The episode was filmed in late October and early November 2007, primarily on the island of Oahu, where Lost is filmed. Several days before shooting, Daniel Dae Kim was arrested for driving under the influence of alcohol. His arrest prompted speculation about his future on the series, due to co-stars Michelle Rodriguez (Ana-Lucia Cortez) and Cynthia Watros (Libby) having left Lost after DUI arrests. With the revelation of Sun as one of the Oceanic Six, all six members have been revealed. Executive producers and writers Carlton Cuse and Damon Lindelof left the identity of the sixth deliberately ambiguous to provoke debate after the episode.

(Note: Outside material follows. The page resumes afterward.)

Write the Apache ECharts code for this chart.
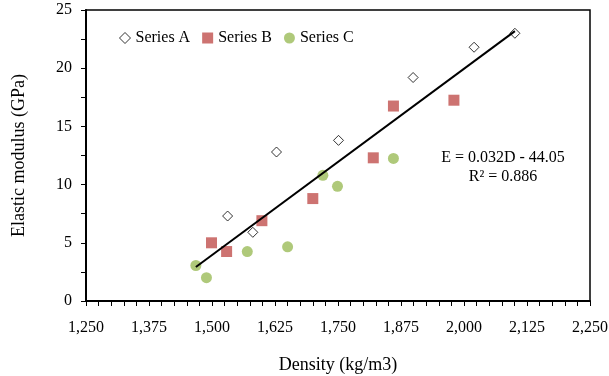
<!DOCTYPE html>
<html>
<head>
<meta charset="utf-8">
<script src="https://cdn.jsdelivr.net/npm/echarts@6/dist/echarts.min.js"></script>
<style>html,body{margin:0;padding:0;background:#fff}#c{width:609px;height:376px}</style>
</head>
<body>
<div id="c"></div>
<script>
var seriesNames = ['Series A', 'Series B', 'Series C'];
var seriesA = [[1531, 7.3], [1581, 5.9], [1628, 12.8], [1751, 13.8], [1899, 19.2], [2020, 21.8], [2101, 23.0]];
var seriesB = [[1499, 5.0], [1529, 4.25], [1599, 6.9], [1700, 8.8], [1820, 12.3], [1860, 16.75], [1980, 17.25]];
var seriesC = [[1468, 3.05], [1489, 2.0], [1570, 4.25], [1650, 4.65], [1720, 10.8], [1749, 9.85], [1860, 12.25]];
var trendSlope = 0.032;
var trendIntercept = -44.05;
var trendR2 = 0.886;
var xTicks = { min: 1250, max: 2250, interval: 125 };
var yTicks = { min: 0, max: 25, interval: 5 };

var allX = seriesA.concat(seriesB, seriesC).map(function (p) { return p[0]; });
var xMin = Math.min.apply(null, allX), xMax = Math.max.apply(null, allX);
var trendData = [[xMin, trendSlope * xMin + trendIntercept], [xMax, trendSlope * xMax + trendIntercept]];

var font = 'Liberation Serif';
var chart = echarts.init(document.getElementById('c'), null, { renderer: 'canvas' });
chart.setOption({
  animation: false,
  backgroundColor: '#fff',
  grid: { left: 86, right: 19, top: 10, bottom: 75, containLabel: false, outerBoundsMode: 'none', show: true, borderColor: '#000', borderWidth: 1.5 },
  legend: {
    data: [
      { name: seriesNames[0], itemStyle: { borderWidth: 1 } },
      { name: seriesNames[1] },
      { name: seriesNames[2] }
    ],
    left: 114, top: 25,
    itemWidth: 11, itemHeight: 11, itemGap: 12,
    textStyle: { fontFamily: font, fontSize: 16, color: '#000' }
  },
  xAxis: {
    type: 'value', min: xTicks.min, max: xTicks.max, interval: xTicks.interval,
    name: 'Density (kg/m3)', nameLocation: 'middle', nameGap: 55,
    nameTextStyle: { fontFamily: font, fontSize: 18, color: '#000' },
    axisLine: { lineStyle: { color: '#000', width: 2 } },
    axisTick: { show: true, inside: false, length: 5, lineStyle: { color: '#000', width: 1 } },
    minorTick: { show: true, splitNumber: 5, length: 5, lineStyle: { color: '#000', width: 1 } },
    splitLine: { show: false },
    axisLabel: {
      fontFamily: font, fontSize: 16, color: '#000', margin: 19,
      formatter: function (v) { return v.toLocaleString('en-US'); }
    }
  },
  yAxis: {
    type: 'value', min: yTicks.min, max: yTicks.max, interval: yTicks.interval,
    name: 'Elastic modulus (GPa)', nameLocation: 'middle', nameGap: 58,
    nameTextStyle: { fontFamily: font, fontSize: 18, color: '#000' },
    axisLine: { lineStyle: { color: '#000', width: 2 } },
    axisTick: { show: true, inside: false, length: 5, lineStyle: { color: '#000', width: 1 } },
    minorTick: { show: true, splitNumber: 2, length: 5, lineStyle: { color: '#000', width: 1 } },
    splitLine: { show: false },
    axisLabel: { fontFamily: font, fontSize: 16, color: '#000', margin: 14 }
  },
  series: [
    {
      name: seriesNames[0], type: 'scatter', data: seriesA, symbol: 'diamond', symbolSize: 10,
      itemStyle: { color: '#fff', borderColor: '#000', borderWidth: 1 }, z: 3
    },
    {
      name: seriesNames[1], type: 'scatter', data: seriesB, symbol: 'rect', symbolSize: 11,
      itemStyle: { color: '#C0504D' }, z: 3
    },
    {
      name: seriesNames[2], type: 'scatter', data: seriesC, symbol: 'circle', symbolSize: 11,
      itemStyle: { color: '#9BBB59' }, z: 3
    },
    {
      name: 'Trend', type: 'line', data: trendData, showSymbol: false, symbol: 'none',
      lineStyle: { color: '#000', width: 2 }, z: 4, silent: true
    }
  ],
  graphic: [
    {
      type: 'text', x: 503, y: 150,
      style: { text: 'E = 0.032D - 44.05', fontFamily: font, fontSize: 16, fill: '#000', textAlign: 'center', textVerticalAlign: 'top' }
    },
    {
      type: 'text', x: 503, y: 169,
      style: { text: 'R² = ' + trendR2, fontFamily: font, fontSize: 16, fill: '#000', textAlign: 'center', textVerticalAlign: 'top' }
    }
  ]
});
</script>
</body>
</html>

"Ji Yeon" is the first episode since the second season finale, "Live Together, Die Alone", in which Harold Perrineau, Jr. appears as Michael Dawson. Perrineau was the only actor from the original cast of fourteen not to appear in the third season of Lost. Perrineau was "really hurt" by the creative decision to leave him out, and went on to appear in the British horror film 28 Weeks Later and Demons, a pilot for CBS. When the latter was not picked up by CBS, Perrineau returned to Lost; his return was confirmed during Losts slot at the 2007 Comic-Con International.

==Reception==

"Ji Yeon" was watched live or recorded and watched within six hours of broadcast by 12.083 million viewers in the United States, achieving a 4.9/13 in the key adults 18–49 demographic and ranking fourth for the week in viewers. The episode brought in 689 000 viewers in Australia and was in the top five key adults 25–54 and 18–49 demographics for the night.

Mark Madley of the National Post praised the episode for "[continuing] the near-perfect season four". He asked, "Has there ever been an episode that answered so many questions yet advanced the plot so little?", but immediately noted that the question was not negative. He also found Jin's line, "I will hunt you down and rip your head off!" particularly humorous. Tim Goodman, critic for the San Francisco Chronicle, thought highly of the romantic plot of the episode and more generally the characters of Jin and Sun, noting that "Lost has always treated the Jin and Sun relationship with both interest and respect" and "few primetime televised portrayals of intimacy among Asians have been this well done." Matt Roush of TV Guide stated that the episode made him cry, the "ultimate compliment in the Roush playbook". Later in his review, he commented he was "already a puddle of emotion before the climactic reveal". Television Without Pity's LTG gave the episode an "A−", called it "trippy" and "confusing" and also praised Yunjin Kim and Daniel Dae Kim's performances as "fantastic".